All an in-direct result of me having a night away in London.
A mess that is never-ending.
A fall out that is just one in a long line.
And a marble thrown at the TV, rendering it lifeless.
Life is not easy with chronic fatigue, Mr H and I are well, well aware of this. In the last two years since my diagnosis the tiredness, the rows and the frustration has all become a part of daily life. Being a wife with chronic fatigue is hard, being a parent with chronic fatigue is hard and being a husband supporting someone with chronic fatigue is almost impossible. And sometimes I feel like it’s breaking us.
I am tired. He is tired. Yet there are two small children to look after, still a house to run and still work to be done and bills to pay. How do you carry on as normal with so much on your shoulders and no time for yourself? We tell ourselves over and over, in a few weeks, months, years, it will all be different. Better. Yet here we are and the end of this tunnel is nowhere in sight.

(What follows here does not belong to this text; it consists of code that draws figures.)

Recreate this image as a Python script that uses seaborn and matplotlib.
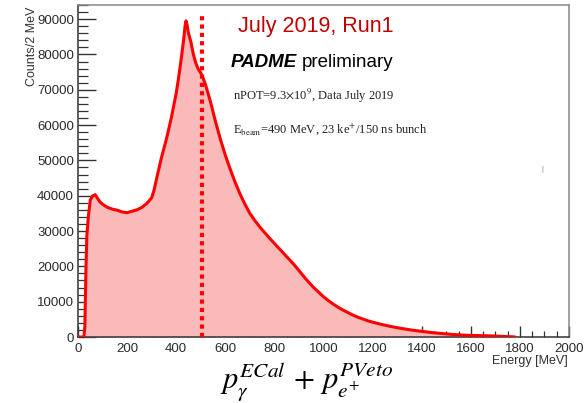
import matplotlib
matplotlib.use("Agg")
import matplotlib.pyplot as plt
import seaborn as sns
import pandas as pd
from matplotlib.ticker import MultipleLocator

# Energy sum spectrum (ECal photon + PVeto positron), counts per 2 MeV
energy_mev = [0, 24, 28, 32, 36, 42, 50, 60, 70, 80, 90, 100, 120, 140, 160, 180,
              200, 220, 240, 260, 280, 300, 310, 320, 340, 360, 380, 400, 410, 420,
              430, 436, 440, 444, 450, 460, 470, 480, 490, 500, 510, 520, 540, 560,
              580, 600, 620, 640, 660, 680, 700, 720, 740, 760, 780, 800, 820, 840,
              860, 880, 900, 920, 940, 960, 980, 1000, 1020, 1040, 1060, 1080, 1100,
              1120, 1140, 1160, 1180, 1200, 1240, 1280, 1320, 1360, 1400, 1440, 1480,
              1520, 1560, 1600, 1640, 1680, 1720, 1760, 1780]
counts = [0, 0, 3000, 18000, 28500, 34000, 38800, 40000, 40300, 39200, 38200, 37600,
          36700, 36200, 35900, 35400, 35200, 35600, 36000, 36700, 37800, 39400, 41600,
          44800, 50800, 56000, 62000, 69000, 73500, 78500, 84000, 88000, 89500, 88500,
          86000, 83500, 80000, 77500, 75800, 74800, 73200, 71300, 66500, 61000, 56000,
          51500, 47500, 43800, 40500, 37600, 35000, 33000, 31200, 29600, 28000, 26500,
          25000, 23500, 22000, 20500, 18800, 17100, 15500, 14000, 12700, 11400, 10300,
          9300, 8400, 7600, 6900, 6200, 5600, 5100, 4600, 4200, 3500, 2900, 2400, 1950,
          1600, 1250, 1000, 750, 560, 460, 390, 320, 200, 80, 20]

beam_energy_cut = 506  # MeV, dotted marker line
x_range = (0, 2000)
y_range = (0, 94000)

df = pd.DataFrame({"Energy": energy_mev, "Counts": counts})

sns.set_style("ticks")
plt.rcParams["font.family"] = ["Liberation Sans", "DejaVu Sans"]
plt.rcParams["mathtext.fontset"] = "stix"

W, H = 584, 403
fig = plt.figure(figsize=(W / 100, H / 100), dpi=100)
ax = fig.add_axes([78 / W, 1 - 337 / H, (569 - 78) / W, (337 - 5) / H])

ax.fill_between(df["Energy"], df["Counts"], color="#fbbaba", linewidth=0, zorder=1)
sns.lineplot(data=df, x="Energy", y="Counts", ax=ax, color="#ff0000",
             linewidth=2.2, estimator=None, sort=False, zorder=3)
ax.vlines(beam_energy_cut, 0, 92000, colors="#ff0000", linewidth=3,
          linestyles=(0, (1, 1)), zorder=4)

ax.set_xlim(*x_range)
ax.set_ylim(*y_range)

ax.xaxis.set_major_locator(MultipleLocator(200))
ax.xaxis.set_minor_locator(MultipleLocator(50))
ax.yaxis.set_major_locator(MultipleLocator(10000))
ax.yaxis.set_minor_locator(MultipleLocator(2000))

ax.tick_params(axis="x", which="major", direction="in", length=8, width=1,
               color="#333333", labelsize=9.5, labelcolor="#2a2a2a", pad=4)
ax.tick_params(axis="x", which="minor", direction="in", length=4, width=0.9,
               color="#333333")
ax.tick_params(axis="y", which="major", direction="in", length=13, width=1,
               color="#333333", labelsize=9.5, labelcolor="#2a2a2a", pad=3)
ax.tick_params(axis="y", which="minor", direction="in", length=7, width=0.9,
               color="#333333")

for name, sp in ax.spines.items():
    sp.set_visible(True)
    sp.set_linewidth(1.1)
    sp.set_color("#333333" if name in ("left", "bottom") else "#888888")

ax.set_xlabel("")
ax.set_ylabel("")
fig.text(32 / W, 1 - 7 / H, "Counts/2 MeV", rotation=90, ha="center", va="top",
         fontsize=9, color="#333333")
fig.text(568 / W, 1 - 355 / H, "Energy [MeV]", ha="right", va="top",
         fontsize=9, color="#333333")

fig.text(238 / W, 1 - 32 / H, "July 2019, Run1", fontsize=15.5, color="#c00000",
         va="baseline", ha="left")
t_padme = fig.text(231 / W, 1 - 67 / H, "PADME", fontsize=13.5, fontweight="bold",
                   fontstyle="italic", va="baseline", ha="left", color="black")
fig.canvas.draw()
bb = t_padme.get_window_extent()
fig.text((bb.x1 + 5) / W, 1 - 67 / H, "preliminary", fontsize=13.5,
         va="baseline", ha="left", color="black")

serif = ["Liberation Serif", "DejaVu Serif"]
fig.text(233 / W, 1 - 100 / H, r"nPOT=9.3$\times$10$^{9}$, Data July 2019",
         fontsize=9, family=serif, va="baseline", ha="left", color="#222222")
fig.text(233 / W, 1 - 133 / H, r"E$_{\rm beam}$=490 MeV, 23 ke$^{+}$/150 ns bunch",
         fontsize=9, family=serif, va="baseline", ha="left", color="#222222")
fig.text(542 / W, 1 - 169 / H, "|", fontsize=5, color="#888888", ha="center",
         va="center")

fig.text(307 / W, 1 - 382 / H, r"$p_{\gamma}^{ECal}\,+\,p_{e^{+}}^{PVeto}$",
         fontsize=22, ha="center", va="center", color="black")

fig.savefig("out.png", dpi=100)
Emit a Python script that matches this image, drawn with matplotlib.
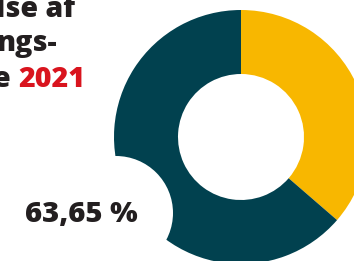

I want us to be a team, to bind together as a strong unit against this stupid illness. To show it that come what may, it cannot break us and we will battle through and come out the other side stronger. I feel for the most part we do. But on the inside, behind closed doors, those battles often rage between us and leave us a wreck.
Who did the most this week? Who had the least rest? Who managed to get out and have some form of a social life? Who deserves a lie in tomorrow? For most parents these are common battle, through in chronic fatigue and they become the crux of your life. Day after day, minute after minute, counting down until bedtime when it can be over and you can get that much needed sleep you crave. And then the day is gone. Wasted on wishing, not doing.